From a mechanistic point of view, the wear process can be described as a combination of abrasive and oxidative wear. Abrasive wear represents the dominant mechanism and is characterized by the formation of deep, parallel grooves caused by hard asperities and wear debris during sliding. Oxidative wear acts as a secondary mechanism and is associated with the formation of oxide layers on the contact surface, as confirmed by EDX analysis showing increased oxygen content in worn regions. These oxide layers may temporarily reduce friction due to their lubricating effect. However, their subsequent fragmentation and detachment contribute to surface degradation and increase the overall wear rate. The interaction between these mechanisms indicates that the wear behavior of lean medium Mn steels is governed not only by mechanical abrasion but also by tribochemical processes occurring at the contact interface.

4. Conclusions

This study compared the tribological performance of medium manganese steel through five differently heat-treated samples tested under dry reciprocating contact with a G40 steel ball at room temperature. The tests, conducted under a constant 10 N load for 1000 cycles, served as the basis for drawing key conclusions on the wear and friction behavior of this steel grade:

• Nanoindentation and SEM analyses confirmed the expected phase composition after heat treatments. Q&P treatments at 450 °C and 500 °C proved suboptimal, as no fresh martensite formed—an essential phase for achieving the lowest wear rate.
• The highest value (483 HV5) was recorded for the Mn-Q sample with a fully martensitic microstructure. In contrast, the Mn-Q&P 500 °C sample showed a 30% reduction (336 HV5) due to martensite tempering.
• The hot rolling process of the Mn-HR 500 °C sample resulted in the highest friction groove roughness (Sa = 1.876 µm) due to the resulting heterogeneous material structure.
• Heat treatment had no significant effect on the COF, which remained within a narrow range of 0.55–0.57 across all samples, indicating stable friction behavior regardless of the applied thermal process.
• Despite the lower overall hardness and the lowest amount of retained austenite, the Mn-Q&P 500 °C sample exhibited the lowest wear rate, with approximately 18% less wear compared to the Mn-HR 500 °C sample. This improvement highlights the effectiveness of the Q&P process, likely due to the absence of a soft ferritic phase in the microstructure.
• Increased oxidative wear slightly reduced the COF due to oxide formation acting as a lubricating layer. However, oxide peeling intensified surface damage, leading to greater overall wear—highlighting the complex trade-off between friction reduction and material durability.
• All samples exhibited a similar wear mechanism, dominated by abrasion with deep parallel grooves, accompanied by a secondary contribution of oxidative wear. This suggests a combined wear mode, where abrasion prevails, but oxidation also contributes to material degradation.
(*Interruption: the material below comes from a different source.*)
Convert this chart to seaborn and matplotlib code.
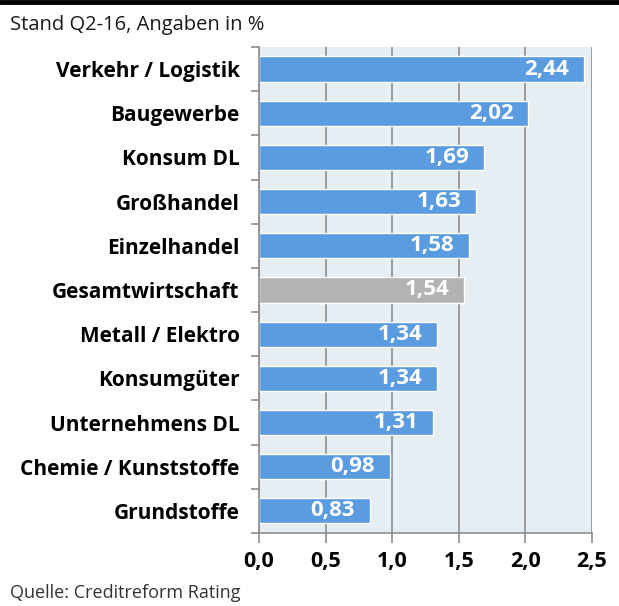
import pandas as pd
import matplotlib.pyplot as plt
import seaborn as sns
from matplotlib.lines import Line2D

# Branchen und Ausfallraten (Stand Q2-16)
branchen = ["Verkehr / Logistik", "Baugewerbe", "Konsum DL", "Großhandel", "Einzelhandel",
            "Gesamtwirtschaft", "Metall / Elektro", "Konsumgüter", "Unternehmens DL",
            "Chemie / Kunststoffe", "Grundstoffe"]
werte = [2.44, 2.02, 1.69, 1.63, 1.58, 1.54, 1.34, 1.34, 1.31, 0.98, 0.83]
x_ticks = [0.0, 0.5, 1.0, 1.5, 2.0, 2.5]

BLUE = "#5b9be0"
GREY = "#b3b3b3"
LINE = "#8c8c8c"
farben = [GREY if b == "Gesamtwirtschaft" else BLUE for b in branchen]

df = pd.DataFrame({"branche": branchen, "wert": werte})

sns.set_style("white")
plt.rcParams["font.family"] = ["Open Sans", "DejaVu Sans"]

fig = plt.figure(figsize=(6.19, 6.06), dpi=100)
ax = fig.add_axes([0.4184, 0.1205, 0.538, 0.802])
ax.set_facecolor("#e6eef4")

sns.barplot(data=df, x="wert", y="branche", hue="branche", palette=farben,
            legend=False, width=0.57, orient="h", ax=ax, saturation=1)

ax.set_xlim(0, 2.5)
ax.set_ylim(len(branchen) - 0.5, -0.5)
ax.set_xticks(x_ticks)
ax.set_xticklabels([f"{t:.1f}".replace(".", ",") for t in x_ticks],
                   fontsize=15.5, fontweight="bold", color="black")
ax.set_yticklabels(branchen, fontsize=15, fontweight="bold", color="black")
ax.set_xlabel("")
ax.set_ylabel("")

# vertikales Gitter
ax.grid(axis="x", color=LINE, linewidth=1.2)
ax.set_axisbelow(True)

# y-Ticks an den Kategoriegrenzen
ax.set_yticks([i - 0.5 for i in range(len(branchen) + 1)], minor=True)
ax.tick_params(axis="y", which="major", left=False, length=0, pad=14)
ax.tick_params(axis="y", which="minor", left=True, length=6, color=LINE, width=1.2)
ax.tick_params(axis="x", which="major", bottom=True, length=7, color=LINE, width=1.2, pad=6)

for side in ["top", "right"]:
    ax.spines[side].set_visible(False)
for side in ["left", "bottom"]:
    ax.spines[side].set_color(LINE)
    ax.spines[side].set_linewidth(1.2)

# Werte in den Balken
for i, v in enumerate(werte):
    ax.text(v - 0.11, i, f"{v:.2f}".replace(".", ","), ha="right", va="center",
            color="white", fontsize=16, fontweight="bold")

fig.text(0.016, 0.958, "Stand Q2-16, Angaben in %", fontsize=14.5, color="#1a1a1a",
         ha="left", va="center")
fig.text(0.016, 0.022, "Quelle: Creditreform Rating", fontsize=13, color="#333333",
         ha="left", va="center")
fig.add_artist(Line2D([0, 1], [0.9965, 0.9965], color="black", linewidth=3.5,
                      transform=fig.transFigure))

fig.savefig("out.png", dpi=100)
Based on the results of this study, lean medium manganese AHSS demonstrates promising wear resistance and stable frictional behavior, making it a suitable candidate for tribological applications. However, further research is needed to fully understand its performance under varying conditions, particularly focusing on the effects of partitioning time and different Q&P temperature regimes.